Spin Crossover Molecular Materials: From molecules to devices


Azzedine Bousseksou ,1 Gabor Molnar,1 Lionel Salmon,1 Saioa Cobo,1 Sébastien Bonhommeau,1 Denis Ostrovskii,1,4 Josè-Antonio Real,2 Christophe Vieu,3 and Koichiro Tanaka,4


1- LCC/CNRS, Toulouse, France, 2- Universidad de Valencia, Spain, 3-LAAS/CNRS, Toulouse, France., 4- Kyoto University, Japan.

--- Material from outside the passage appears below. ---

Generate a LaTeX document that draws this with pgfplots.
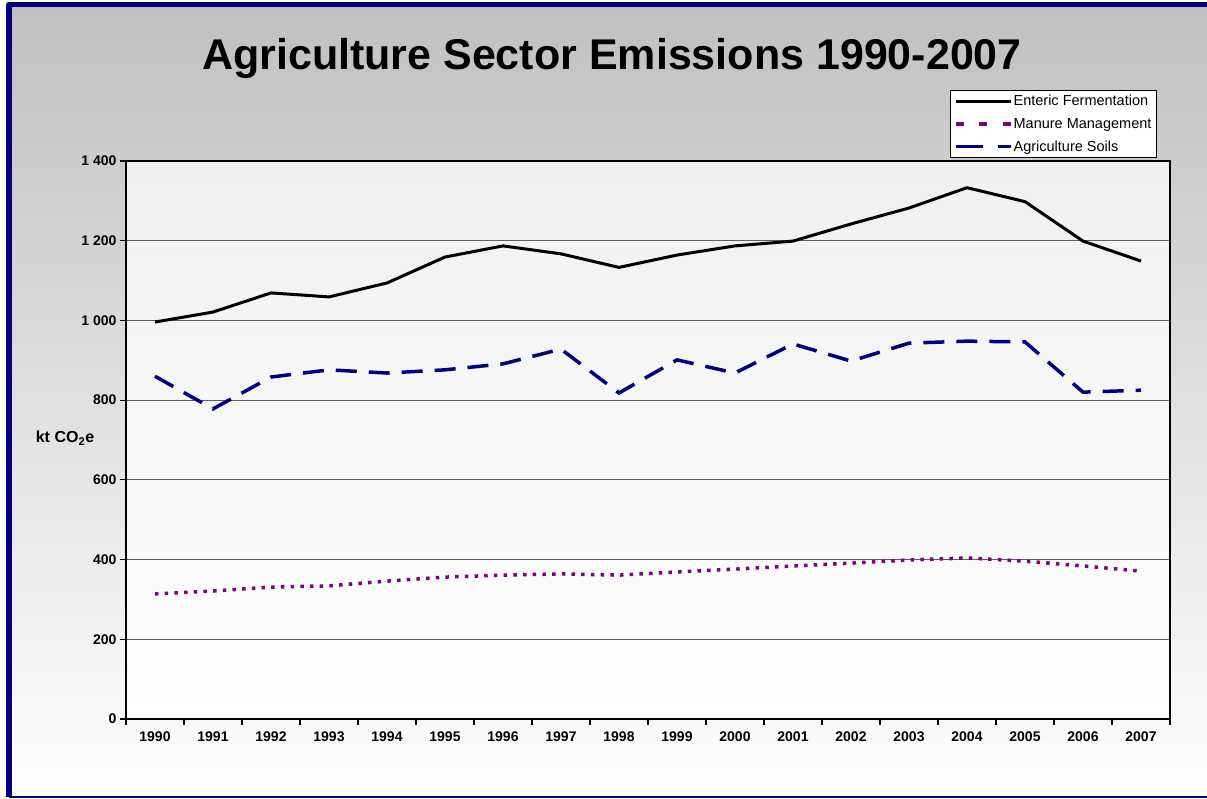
\documentclass[border=0pt]{standalone}
\usepackage{pgfplots}
\pgfplotsset{compat=1.18}
\usepackage{fontspec}
\setmainfont{Liberation Sans}
\definecolor{navy}{HTML}{000080}
\definecolor{purp}{HTML}{800080}
\definecolor{bgtop}{HTML}{C0C0C0}
\definecolor{plottop}{HTML}{F0F0F0}
\definecolor{gridc}{HTML}{606060}
\begin{document}
\begin{tikzpicture}
\useasboundingbox (0bp,0bp) rectangle (1207bp,799bp);
\fill[white] (0bp,0bp) rectangle (1207bp,799bp);
\shade[top color=bgtop, bottom color=white] (9bp,2bp) rectangle (1207bp,794.5bp);
\draw[navy, line width=5.5bp, line join=round] (9bp,2bp) -- (9bp,794.5bp) -- (1220bp,794.5bp);
\draw[navy, line width=2bp] (9bp,2bp) -- (1220bp,2bp);
\node[anchor=base, font=\fontsize{43bp}{50bp}\selectfont\bfseries] at (612bp,729bp) {Agriculture Sector Emissions 1990-2007};
\node[font=\fontsize{16bp}{18bp}\selectfont\bfseries] at (65bp,361bp) {kt CO\textsubscript{2}e};
\begin{axis}[
  at={(126bp,80bp)}, anchor=south west,
  width=1044bp, height=558bp, scale only axis,
  xmin=-0.5, xmax=17.5, ymin=0, ymax=1400,
  xtick={-0.5,0.5,1.5,2.5,3.5,4.5,5.5,6.5,7.5,8.5,9.5,10.5,11.5,12.5,13.5,14.5,15.5,16.5,17.5},
  xticklabels={1990,1991,1992,1993,1994,1995,1996,1997,1998,1999,2000,2001,2002,2003,2004,2005,2006,2007,{}},
  xticklabel style={xshift=29bp, font=\fontsize{14bp}{16bp}\selectfont\bfseries, yshift=-3bp},
  ytick={0,200,400,600,800,1000,1200,1400},
  yticklabels={0,200,400,600,800,1 000,1 200,1 400},
  yticklabel style={font=\fontsize{14bp}{16bp}\selectfont\bfseries},
  xtick pos=bottom, ytick pos=left,
  tick align=outside, major tick length=6bp,
  tick style={black, line width=1.2bp},
  axis line style={black, line width=1.5bp},
  ymajorgrids, major grid style={gridc, line width=1bp},
  axis background/.style={shade, top color=plottop, bottom color=white},
  legend style={at={(axis description cs:0.789,1.127)}, anchor=north west,
    draw=black, line width=0.8bp, fill=white,
    font=\fontsize{14.5bp}{17bp}\selectfont,
    inner xsep=4bp, inner ysep=3.5bp, row sep=9bp, nodes={inner sep=1bp}},
  legend cell align=left,
  legend image code/.code={\draw[#1] (0bp,0bp) -- (55bp,0bp);},
]
\addplot[black, line width=3bp, line join=round, forget plot] coordinates {
(0,996) (1,1021) (2,1069) (3,1059) (4,1094) (5,1159) (6,1187) (7,1167) (8,1133)
(9,1164) (10,1187) (11,1199) (12,1242) (13,1282) (14,1333) (15,1298) (16,1199) (17,1149)};
\addplot[purp, line width=3.5bp, dash pattern=on 3.5bp off 6.2bp, forget plot] coordinates {
(0,314) (1,321) (2,331) (3,334) (4,346) (5,356) (6,361) (7,364) (8,361)
(9,369) (10,376) (11,384) (12,391) (13,399) (14,404) (15,396) (16,384) (17,371)};
\addplot[navy, line width=3.5bp, dash pattern=on 21bp off 12bp, forget plot] coordinates {
(0,860) (1,778) (2,858) (3,876) (4,868) (5,876) (6,891) (7,928) (8,818)
(9,901) (10,868) (11,941) (12,898) (13,943) (14,948) (15,946) (16,820) (17,825)};
\addlegendimage{black, line width=3bp}
\addlegendentry{Enteric Fermentation}
\addlegendimage{purp, line width=3.5bp, dash pattern=on 8bp off 15.5bp}
\addlegendentry{Manure Management}
\addlegendimage{navy, line width=3.5bp, dash pattern=on 27bp off 15bp}
\addlegendentry{Agriculture Soils}
\end{axis}
\end{tikzpicture}
\end{document}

The spin crossover phenomenon in inorganic materials is one of the most spectacular examples of molecular bistability, which means that these molecules may exist in two different electronic states within a certain range of external perturbations. Most notably, the existence of a thermal hysteresis in certain complexes (in the solid state) confers a memory effect on these systems.1-3 In our group we are particularly interested in the synthetic elaboration of nanometric thin films4 and nano-sized patterns5 that we obtain by electron beam lithography and in the application of an external perturbation in the hysteresis loop of spin crossover materials leading to an irreversible switching of their physical properties. 2 Experiments under different pulsed external stimuli such as temperature, high pressure, intense magnetic field and light irradiation, dielectric properties leading to molecular memories, nanothermometry devices for medical applications after elaboration of bistable thin films and their nano-structuration will be presented and discussed.1-8

Combined Top - Down and Bottom -Up Apporoach for the nanoscale pattering of {Fe(Pyrazine)[Pt(CN) 4]}. Inserts : Schematic structure on Gold surface of {Fe(Pyrazine)[Pt(CN) 4]} ; reversible nanosecond photo-switicing in the hystersis loop at room temperature and memory device prototype using the dielectric properties of spin crossover compounds.



[1] A. Bousseksou, et al CHEM. SOC. REV (2011)

[2] N. Ould Moussa et al, PHYS.REV. LETT. 94 (2005) 107205.

[3] S. Bonhommeau et al, ANGEW. CHEM. INT. ED. 44 (2005) 4069-4073.

[4] S. Cobo et al, ANGEW. CHEM. INT. ED. 45 (2006) 5786-5789.

[5] G. Molnár et al, ADV.MAT. 19 (2007) 2163-2167 .

[6] S. Cobo,et al, J. AMER. CHEM. SOC. 130 (2008) 9019–9024.

[7] T. Mahfoud et al, J. AMER. CHEM. SOC. 131 (2009) 15049–15054.

[8] S. Cobo et al, J. NANOSCI. NANOTECH. 10 (2010) 5042-5050.